## YOUR OBJECTIVE
From the entries below, copy every line where the string "that" appears.

(Dataset entries)
+ + +
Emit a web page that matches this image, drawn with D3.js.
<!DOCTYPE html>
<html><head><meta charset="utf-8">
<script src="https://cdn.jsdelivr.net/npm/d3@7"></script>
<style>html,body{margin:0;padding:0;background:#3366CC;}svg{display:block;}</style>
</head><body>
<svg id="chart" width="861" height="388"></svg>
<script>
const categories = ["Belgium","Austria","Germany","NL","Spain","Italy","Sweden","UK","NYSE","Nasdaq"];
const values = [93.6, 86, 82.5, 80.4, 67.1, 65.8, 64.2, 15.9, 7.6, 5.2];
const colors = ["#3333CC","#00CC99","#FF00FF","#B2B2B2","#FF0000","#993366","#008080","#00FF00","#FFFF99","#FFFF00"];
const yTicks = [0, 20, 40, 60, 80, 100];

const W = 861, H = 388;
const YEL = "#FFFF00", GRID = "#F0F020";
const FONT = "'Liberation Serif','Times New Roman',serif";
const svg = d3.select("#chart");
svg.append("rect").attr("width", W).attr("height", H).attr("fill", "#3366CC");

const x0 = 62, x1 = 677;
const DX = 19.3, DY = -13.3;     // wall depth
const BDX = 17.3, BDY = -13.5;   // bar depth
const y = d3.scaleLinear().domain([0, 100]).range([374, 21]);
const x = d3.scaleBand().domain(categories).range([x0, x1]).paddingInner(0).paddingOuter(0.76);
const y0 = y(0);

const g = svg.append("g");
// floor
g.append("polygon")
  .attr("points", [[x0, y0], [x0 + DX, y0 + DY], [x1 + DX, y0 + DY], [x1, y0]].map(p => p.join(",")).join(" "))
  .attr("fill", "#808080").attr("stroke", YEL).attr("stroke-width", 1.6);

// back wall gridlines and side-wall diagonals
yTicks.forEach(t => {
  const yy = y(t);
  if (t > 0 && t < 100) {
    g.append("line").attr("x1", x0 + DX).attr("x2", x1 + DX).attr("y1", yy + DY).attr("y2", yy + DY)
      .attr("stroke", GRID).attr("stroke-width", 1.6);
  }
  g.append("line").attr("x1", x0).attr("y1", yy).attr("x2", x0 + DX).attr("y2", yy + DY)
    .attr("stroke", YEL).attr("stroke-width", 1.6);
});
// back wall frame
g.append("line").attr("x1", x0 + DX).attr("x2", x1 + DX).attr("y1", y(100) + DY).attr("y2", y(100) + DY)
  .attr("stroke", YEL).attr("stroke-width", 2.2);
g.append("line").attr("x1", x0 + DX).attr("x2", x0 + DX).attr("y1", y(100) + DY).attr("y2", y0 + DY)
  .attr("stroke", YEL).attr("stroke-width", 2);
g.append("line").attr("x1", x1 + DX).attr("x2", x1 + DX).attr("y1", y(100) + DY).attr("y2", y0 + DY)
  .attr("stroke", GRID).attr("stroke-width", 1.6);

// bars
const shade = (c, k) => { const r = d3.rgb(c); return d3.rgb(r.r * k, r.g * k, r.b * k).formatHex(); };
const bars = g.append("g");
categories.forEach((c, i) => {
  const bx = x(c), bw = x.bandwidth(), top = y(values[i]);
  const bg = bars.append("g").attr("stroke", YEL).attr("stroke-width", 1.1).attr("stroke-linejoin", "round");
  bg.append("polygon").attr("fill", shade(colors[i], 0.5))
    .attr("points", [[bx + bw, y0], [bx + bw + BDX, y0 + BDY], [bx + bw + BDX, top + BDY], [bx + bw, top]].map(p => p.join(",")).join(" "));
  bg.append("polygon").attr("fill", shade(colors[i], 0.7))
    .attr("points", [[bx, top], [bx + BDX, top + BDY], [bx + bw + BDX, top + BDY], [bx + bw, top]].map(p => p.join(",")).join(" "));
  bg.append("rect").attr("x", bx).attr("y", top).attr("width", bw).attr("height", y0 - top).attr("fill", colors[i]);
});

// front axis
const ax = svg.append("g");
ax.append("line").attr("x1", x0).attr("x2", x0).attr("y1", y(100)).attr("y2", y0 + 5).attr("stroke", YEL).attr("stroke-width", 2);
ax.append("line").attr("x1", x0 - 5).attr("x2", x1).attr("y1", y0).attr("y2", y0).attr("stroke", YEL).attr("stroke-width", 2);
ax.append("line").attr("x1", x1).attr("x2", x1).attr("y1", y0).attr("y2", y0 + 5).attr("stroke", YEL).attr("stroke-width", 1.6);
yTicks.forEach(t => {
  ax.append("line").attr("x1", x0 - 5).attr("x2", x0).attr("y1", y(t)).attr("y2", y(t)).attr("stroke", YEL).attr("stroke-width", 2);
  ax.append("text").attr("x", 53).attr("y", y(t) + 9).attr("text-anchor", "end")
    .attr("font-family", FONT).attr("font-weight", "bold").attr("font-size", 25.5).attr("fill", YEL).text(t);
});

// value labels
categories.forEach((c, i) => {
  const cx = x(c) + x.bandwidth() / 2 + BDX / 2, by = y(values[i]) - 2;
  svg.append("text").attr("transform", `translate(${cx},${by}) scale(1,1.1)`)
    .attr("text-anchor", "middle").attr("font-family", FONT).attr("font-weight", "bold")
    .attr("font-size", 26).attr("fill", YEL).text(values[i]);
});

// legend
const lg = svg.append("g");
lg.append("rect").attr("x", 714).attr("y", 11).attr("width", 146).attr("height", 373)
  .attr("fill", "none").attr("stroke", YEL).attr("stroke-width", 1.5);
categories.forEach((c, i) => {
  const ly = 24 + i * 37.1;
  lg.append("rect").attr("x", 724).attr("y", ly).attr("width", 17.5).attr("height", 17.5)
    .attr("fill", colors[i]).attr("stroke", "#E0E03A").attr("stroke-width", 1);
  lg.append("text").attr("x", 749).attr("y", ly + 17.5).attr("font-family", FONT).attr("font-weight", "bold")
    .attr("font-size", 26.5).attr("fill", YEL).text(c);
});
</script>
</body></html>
+ + +
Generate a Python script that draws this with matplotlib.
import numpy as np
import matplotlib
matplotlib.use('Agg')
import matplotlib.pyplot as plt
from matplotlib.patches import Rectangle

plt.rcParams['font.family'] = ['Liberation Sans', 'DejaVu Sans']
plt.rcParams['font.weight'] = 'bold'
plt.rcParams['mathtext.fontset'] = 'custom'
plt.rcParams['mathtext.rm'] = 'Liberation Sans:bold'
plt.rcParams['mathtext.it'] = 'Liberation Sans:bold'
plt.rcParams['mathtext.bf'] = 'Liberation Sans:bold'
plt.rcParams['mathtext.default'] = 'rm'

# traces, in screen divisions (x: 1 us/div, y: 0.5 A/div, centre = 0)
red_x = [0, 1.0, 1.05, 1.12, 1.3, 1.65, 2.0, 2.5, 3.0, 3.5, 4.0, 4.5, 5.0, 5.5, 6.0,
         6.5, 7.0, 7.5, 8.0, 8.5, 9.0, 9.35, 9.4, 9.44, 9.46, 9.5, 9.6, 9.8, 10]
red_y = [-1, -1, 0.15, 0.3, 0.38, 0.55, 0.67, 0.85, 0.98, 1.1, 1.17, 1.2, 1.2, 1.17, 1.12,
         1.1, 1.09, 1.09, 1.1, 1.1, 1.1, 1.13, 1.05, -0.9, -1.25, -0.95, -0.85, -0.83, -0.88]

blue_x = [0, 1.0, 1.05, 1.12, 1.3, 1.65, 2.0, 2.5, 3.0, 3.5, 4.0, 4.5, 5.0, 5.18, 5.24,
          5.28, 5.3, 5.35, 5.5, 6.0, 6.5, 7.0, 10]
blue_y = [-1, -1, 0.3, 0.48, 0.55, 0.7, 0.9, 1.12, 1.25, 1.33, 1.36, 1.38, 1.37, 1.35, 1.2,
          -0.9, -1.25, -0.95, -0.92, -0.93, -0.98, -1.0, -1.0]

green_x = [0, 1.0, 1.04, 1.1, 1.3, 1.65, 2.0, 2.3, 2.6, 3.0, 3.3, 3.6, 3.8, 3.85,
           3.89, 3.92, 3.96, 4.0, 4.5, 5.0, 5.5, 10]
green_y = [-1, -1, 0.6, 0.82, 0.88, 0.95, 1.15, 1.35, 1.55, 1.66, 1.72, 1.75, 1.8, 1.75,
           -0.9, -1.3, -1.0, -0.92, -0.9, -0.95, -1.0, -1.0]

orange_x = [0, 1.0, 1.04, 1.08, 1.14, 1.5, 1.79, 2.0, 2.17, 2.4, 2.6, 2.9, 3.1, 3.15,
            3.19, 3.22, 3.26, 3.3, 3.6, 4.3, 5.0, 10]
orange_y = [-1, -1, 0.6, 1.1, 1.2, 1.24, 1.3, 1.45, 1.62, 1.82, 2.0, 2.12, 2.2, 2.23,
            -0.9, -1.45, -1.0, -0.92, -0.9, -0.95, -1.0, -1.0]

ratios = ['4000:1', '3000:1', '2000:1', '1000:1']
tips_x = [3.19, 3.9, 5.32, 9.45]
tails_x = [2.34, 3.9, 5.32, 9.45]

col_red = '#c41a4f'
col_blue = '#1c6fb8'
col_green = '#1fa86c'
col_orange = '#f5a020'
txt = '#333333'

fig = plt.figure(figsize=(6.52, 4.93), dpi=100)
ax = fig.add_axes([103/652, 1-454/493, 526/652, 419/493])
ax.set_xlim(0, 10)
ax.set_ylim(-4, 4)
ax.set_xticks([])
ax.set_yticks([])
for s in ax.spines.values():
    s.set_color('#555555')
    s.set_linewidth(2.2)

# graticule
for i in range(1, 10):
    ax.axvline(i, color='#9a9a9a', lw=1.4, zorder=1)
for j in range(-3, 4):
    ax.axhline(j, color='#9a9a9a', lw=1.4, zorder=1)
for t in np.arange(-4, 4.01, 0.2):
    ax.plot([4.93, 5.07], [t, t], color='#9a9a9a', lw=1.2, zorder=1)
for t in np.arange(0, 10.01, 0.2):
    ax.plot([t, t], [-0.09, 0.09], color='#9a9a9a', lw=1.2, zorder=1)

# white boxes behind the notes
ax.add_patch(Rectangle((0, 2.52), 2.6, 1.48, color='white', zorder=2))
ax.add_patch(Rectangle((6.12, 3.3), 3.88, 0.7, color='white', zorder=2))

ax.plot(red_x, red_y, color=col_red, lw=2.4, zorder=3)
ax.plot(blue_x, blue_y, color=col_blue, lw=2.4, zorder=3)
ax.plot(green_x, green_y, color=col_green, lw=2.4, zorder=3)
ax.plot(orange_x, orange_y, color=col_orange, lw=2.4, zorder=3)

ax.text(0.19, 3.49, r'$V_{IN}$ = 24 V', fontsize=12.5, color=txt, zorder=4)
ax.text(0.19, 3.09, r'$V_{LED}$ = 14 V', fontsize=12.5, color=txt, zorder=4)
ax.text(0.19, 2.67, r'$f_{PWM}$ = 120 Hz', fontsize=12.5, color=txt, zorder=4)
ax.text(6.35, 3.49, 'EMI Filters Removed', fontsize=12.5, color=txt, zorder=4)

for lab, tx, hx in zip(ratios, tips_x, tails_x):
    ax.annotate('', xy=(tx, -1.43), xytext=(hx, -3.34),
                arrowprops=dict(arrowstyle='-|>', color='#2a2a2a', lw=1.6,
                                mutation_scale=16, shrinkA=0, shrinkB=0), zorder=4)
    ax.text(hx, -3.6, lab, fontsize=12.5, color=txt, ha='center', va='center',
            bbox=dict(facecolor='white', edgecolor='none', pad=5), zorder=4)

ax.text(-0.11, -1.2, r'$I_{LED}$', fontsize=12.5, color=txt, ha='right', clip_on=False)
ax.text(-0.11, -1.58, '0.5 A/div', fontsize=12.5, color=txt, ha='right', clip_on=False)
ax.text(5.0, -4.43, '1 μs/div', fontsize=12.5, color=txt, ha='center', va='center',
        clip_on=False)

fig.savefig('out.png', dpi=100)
+ + +
## WRITTEN RESPONSE
Emit a web page that matches this image, drawn with D3.js.
Generate a Python script that draws this with matplotlib.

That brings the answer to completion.